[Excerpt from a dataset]
--- BEGIN ---

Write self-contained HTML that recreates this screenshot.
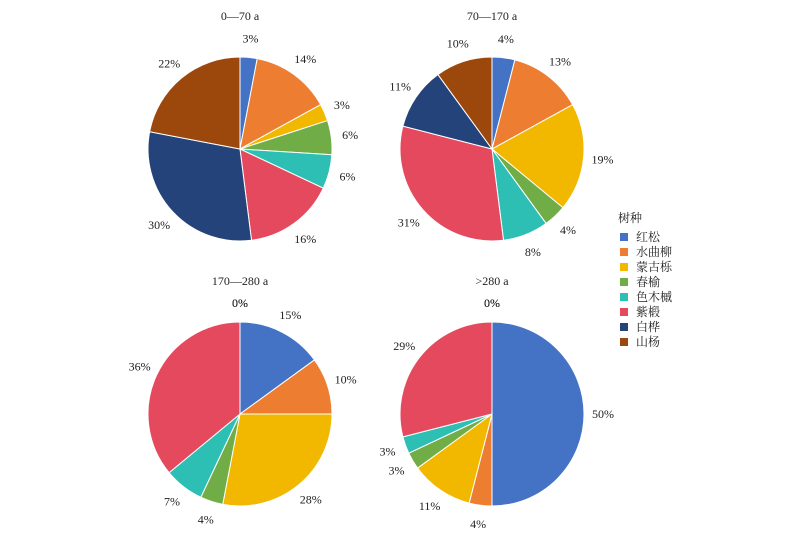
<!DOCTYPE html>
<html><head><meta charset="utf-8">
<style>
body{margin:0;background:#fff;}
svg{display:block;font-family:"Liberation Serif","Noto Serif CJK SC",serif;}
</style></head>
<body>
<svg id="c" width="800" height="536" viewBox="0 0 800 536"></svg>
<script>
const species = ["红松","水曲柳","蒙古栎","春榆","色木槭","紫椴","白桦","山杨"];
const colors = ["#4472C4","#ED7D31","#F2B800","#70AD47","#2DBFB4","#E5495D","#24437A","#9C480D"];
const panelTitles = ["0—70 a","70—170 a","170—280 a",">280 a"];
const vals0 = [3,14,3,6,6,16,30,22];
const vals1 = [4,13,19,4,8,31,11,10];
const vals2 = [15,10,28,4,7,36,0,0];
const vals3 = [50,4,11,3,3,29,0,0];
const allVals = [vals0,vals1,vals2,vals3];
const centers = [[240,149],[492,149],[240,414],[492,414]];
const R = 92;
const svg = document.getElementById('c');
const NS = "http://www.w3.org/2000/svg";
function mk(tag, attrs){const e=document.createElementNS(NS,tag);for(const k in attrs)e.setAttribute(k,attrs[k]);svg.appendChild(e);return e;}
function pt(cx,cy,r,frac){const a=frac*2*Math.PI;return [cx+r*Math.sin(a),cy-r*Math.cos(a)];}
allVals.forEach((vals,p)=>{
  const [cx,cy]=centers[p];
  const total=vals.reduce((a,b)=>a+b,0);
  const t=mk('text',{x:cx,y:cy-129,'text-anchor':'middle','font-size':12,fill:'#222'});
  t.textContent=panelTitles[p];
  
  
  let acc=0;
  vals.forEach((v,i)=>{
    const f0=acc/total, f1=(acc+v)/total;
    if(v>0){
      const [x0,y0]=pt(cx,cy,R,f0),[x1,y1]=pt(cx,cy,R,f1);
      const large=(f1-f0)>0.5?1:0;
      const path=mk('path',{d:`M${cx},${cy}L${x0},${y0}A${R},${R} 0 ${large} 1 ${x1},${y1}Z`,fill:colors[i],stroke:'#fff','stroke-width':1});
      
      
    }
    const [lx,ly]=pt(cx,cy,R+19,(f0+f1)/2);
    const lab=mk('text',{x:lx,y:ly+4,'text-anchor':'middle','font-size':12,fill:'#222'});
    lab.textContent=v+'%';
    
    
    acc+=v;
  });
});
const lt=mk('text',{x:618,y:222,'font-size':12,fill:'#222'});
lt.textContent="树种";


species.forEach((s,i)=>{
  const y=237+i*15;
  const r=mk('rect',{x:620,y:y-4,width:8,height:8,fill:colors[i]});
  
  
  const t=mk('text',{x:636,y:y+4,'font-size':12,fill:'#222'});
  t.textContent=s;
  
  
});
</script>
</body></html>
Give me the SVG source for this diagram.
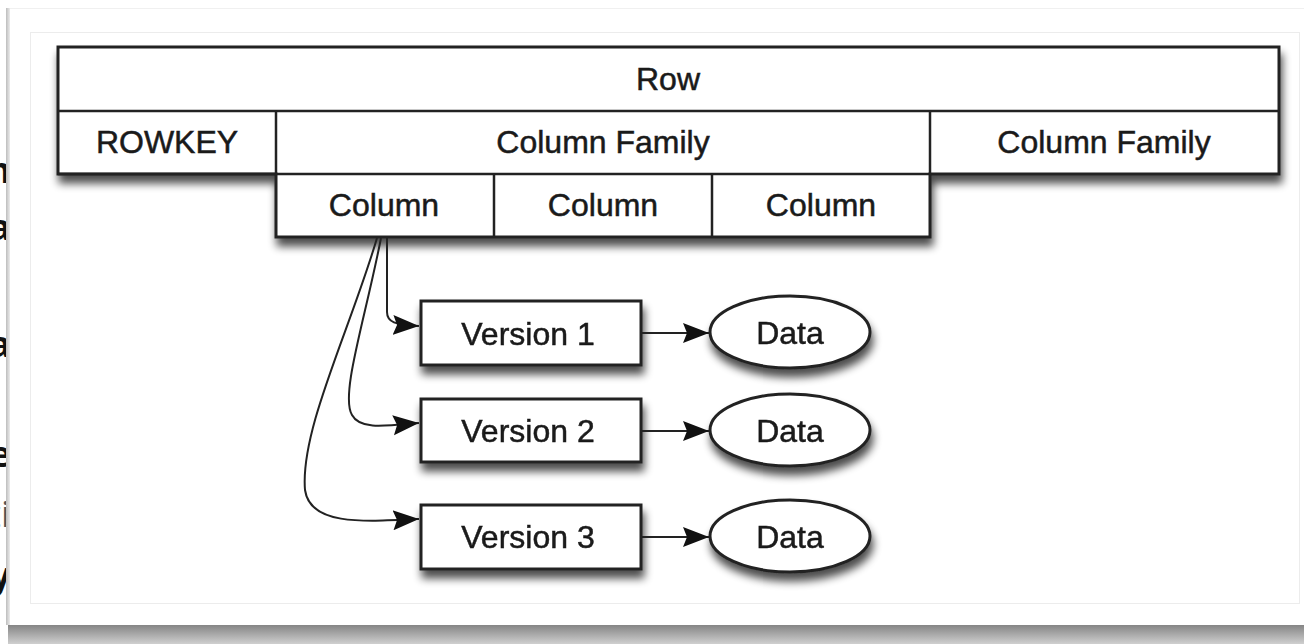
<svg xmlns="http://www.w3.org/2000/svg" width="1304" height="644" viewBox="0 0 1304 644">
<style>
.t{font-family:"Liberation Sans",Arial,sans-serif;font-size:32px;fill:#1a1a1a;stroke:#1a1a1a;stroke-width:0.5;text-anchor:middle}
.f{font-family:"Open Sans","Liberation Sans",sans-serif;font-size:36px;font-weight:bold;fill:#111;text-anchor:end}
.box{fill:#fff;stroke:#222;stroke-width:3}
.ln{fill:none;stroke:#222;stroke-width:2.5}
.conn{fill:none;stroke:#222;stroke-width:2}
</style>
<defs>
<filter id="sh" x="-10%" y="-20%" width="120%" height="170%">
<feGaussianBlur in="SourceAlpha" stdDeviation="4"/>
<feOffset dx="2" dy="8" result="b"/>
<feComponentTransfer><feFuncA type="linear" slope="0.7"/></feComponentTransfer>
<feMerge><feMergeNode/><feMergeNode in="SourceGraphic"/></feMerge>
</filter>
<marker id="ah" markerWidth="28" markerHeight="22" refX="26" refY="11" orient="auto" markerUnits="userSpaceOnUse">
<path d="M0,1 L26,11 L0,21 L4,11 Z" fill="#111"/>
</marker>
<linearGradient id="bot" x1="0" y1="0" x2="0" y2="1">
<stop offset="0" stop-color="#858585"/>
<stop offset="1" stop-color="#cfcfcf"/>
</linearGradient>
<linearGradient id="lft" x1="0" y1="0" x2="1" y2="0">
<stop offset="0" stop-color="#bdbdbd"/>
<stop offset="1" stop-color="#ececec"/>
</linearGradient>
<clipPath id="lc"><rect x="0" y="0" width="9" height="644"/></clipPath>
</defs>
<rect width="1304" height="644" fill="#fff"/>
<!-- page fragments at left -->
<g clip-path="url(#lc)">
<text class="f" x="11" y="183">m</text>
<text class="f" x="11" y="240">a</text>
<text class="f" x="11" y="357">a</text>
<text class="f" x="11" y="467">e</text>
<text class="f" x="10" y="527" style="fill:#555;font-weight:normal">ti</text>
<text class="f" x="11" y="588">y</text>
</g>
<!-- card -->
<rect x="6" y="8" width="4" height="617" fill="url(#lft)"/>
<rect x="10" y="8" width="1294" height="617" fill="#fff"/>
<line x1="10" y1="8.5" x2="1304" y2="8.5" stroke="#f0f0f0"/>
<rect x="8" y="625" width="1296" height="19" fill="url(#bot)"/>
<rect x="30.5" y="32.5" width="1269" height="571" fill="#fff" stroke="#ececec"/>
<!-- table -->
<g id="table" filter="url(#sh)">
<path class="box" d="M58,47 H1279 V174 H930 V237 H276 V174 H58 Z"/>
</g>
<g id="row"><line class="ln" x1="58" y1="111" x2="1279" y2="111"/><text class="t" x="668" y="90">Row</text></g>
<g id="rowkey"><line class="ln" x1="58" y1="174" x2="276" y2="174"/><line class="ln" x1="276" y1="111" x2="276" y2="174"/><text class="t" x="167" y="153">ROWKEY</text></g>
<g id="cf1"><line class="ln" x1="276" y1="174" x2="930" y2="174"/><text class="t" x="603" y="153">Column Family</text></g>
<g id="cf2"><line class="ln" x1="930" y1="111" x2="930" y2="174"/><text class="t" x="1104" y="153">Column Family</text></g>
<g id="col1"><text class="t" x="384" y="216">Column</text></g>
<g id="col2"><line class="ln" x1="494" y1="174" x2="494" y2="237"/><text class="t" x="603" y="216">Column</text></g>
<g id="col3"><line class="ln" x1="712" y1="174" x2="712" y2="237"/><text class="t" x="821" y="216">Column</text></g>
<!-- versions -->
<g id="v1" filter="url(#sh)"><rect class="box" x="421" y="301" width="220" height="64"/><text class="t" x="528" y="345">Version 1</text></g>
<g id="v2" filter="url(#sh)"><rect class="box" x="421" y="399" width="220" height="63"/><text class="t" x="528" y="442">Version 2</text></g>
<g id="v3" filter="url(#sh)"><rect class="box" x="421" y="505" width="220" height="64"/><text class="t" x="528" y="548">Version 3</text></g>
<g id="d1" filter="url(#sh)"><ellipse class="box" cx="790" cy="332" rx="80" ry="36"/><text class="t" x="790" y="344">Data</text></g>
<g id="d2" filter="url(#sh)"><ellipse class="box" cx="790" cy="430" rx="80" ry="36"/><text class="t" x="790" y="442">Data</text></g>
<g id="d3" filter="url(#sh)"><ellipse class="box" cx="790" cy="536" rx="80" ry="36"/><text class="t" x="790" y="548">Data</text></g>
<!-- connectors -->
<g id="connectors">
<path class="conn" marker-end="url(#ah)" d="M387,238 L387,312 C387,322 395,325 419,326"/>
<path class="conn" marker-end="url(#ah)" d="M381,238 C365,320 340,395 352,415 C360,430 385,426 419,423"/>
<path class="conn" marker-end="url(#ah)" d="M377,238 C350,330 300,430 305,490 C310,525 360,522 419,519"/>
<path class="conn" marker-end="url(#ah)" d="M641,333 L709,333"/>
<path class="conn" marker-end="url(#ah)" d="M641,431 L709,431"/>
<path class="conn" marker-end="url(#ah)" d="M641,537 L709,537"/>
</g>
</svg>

--- END ---

Go from the first line of the listing to the line holding "</body></html>" and, please, transcribe those lines exactly, both included, with no pictures.

Write self-contained HTML that recreates this screenshot.
<!DOCTYPE html>
<html><head><meta charset="utf-8">
<style>
body{margin:0;background:#fff;}
svg{display:block;font-family:"Liberation Serif","Noto Serif CJK SC",serif;}
</style></head>
<body>
<svg id="c" width="800" height="536" viewBox="0 0 800 536"></svg>
<script>
const species = ["红松","水曲柳","蒙古栎","春榆","色木槭","紫椴","白桦","山杨"];
const colors = ["#4472C4","#ED7D31","#F2B800","#70AD47","#2DBFB4","#E5495D","#24437A","#9C480D"];
const panelTitles = ["0—70 a","70—170 a","170—280 a",">280 a"];
const vals0 = [3,14,3,6,6,16,30,22];
const vals1 = [4,13,19,4,8,31,11,10];
const vals2 = [15,10,28,4,7,36,0,0];
const vals3 = [50,4,11,3,3,29,0,0];
const allVals = [vals0,vals1,vals2,vals3];
const centers = [[240,149],[492,149],[240,414],[492,414]];
const R = 92;
const svg = document.getElementById('c');
const NS = "http://www.w3.org/2000/svg";
function mk(tag, attrs){const e=document.createElementNS(NS,tag);for(const k in attrs)e.setAttribute(k,attrs[k]);svg.appendChild(e);return e;}
function pt(cx,cy,r,frac){const a=frac*2*Math.PI;return [cx+r*Math.sin(a),cy-r*Math.cos(a)];}
allVals.forEach((vals,p)=>{
  const [cx,cy]=centers[p];
  const total=vals.reduce((a,b)=>a+b,0);
  const t=mk('text',{x:cx,y:cy-129,'text-anchor':'middle','font-size':12,fill:'#222'});
  t.textContent=panelTitles[p];
  
  
  let acc=0;
  vals.forEach((v,i)=>{
    const f0=acc/total, f1=(acc+v)/total;
    if(v>0){
      const [x0,y0]=pt(cx,cy,R,f0),[x1,y1]=pt(cx,cy,R,f1);
      const large=(f1-f0)>0.5?1:0;
      const path=mk('path',{d:`M${cx},${cy}L${x0},${y0}A${R},${R} 0 ${large} 1 ${x1},${y1}Z`,fill:colors[i],stroke:'#fff','stroke-width':1});
      
      
    }
    const [lx,ly]=pt(cx,cy,R+19,(f0+f1)/2);
    const lab=mk('text',{x:lx,y:ly+4,'text-anchor':'middle','font-size':12,fill:'#222'});
    lab.textContent=v+'%';
    
    
    acc+=v;
  });
});
const lt=mk('text',{x:618,y:222,'font-size':12,fill:'#222'});
lt.textContent="树种";


species.forEach((s,i)=>{
  const y=237+i*15;
  const r=mk('rect',{x:620,y:y-4,width:8,height:8,fill:colors[i]});
  
  
  const t=mk('text',{x:636,y:y+4,'font-size':12,fill:'#222'});
  t.textContent=s;
  
  
});
</script>
</body></html>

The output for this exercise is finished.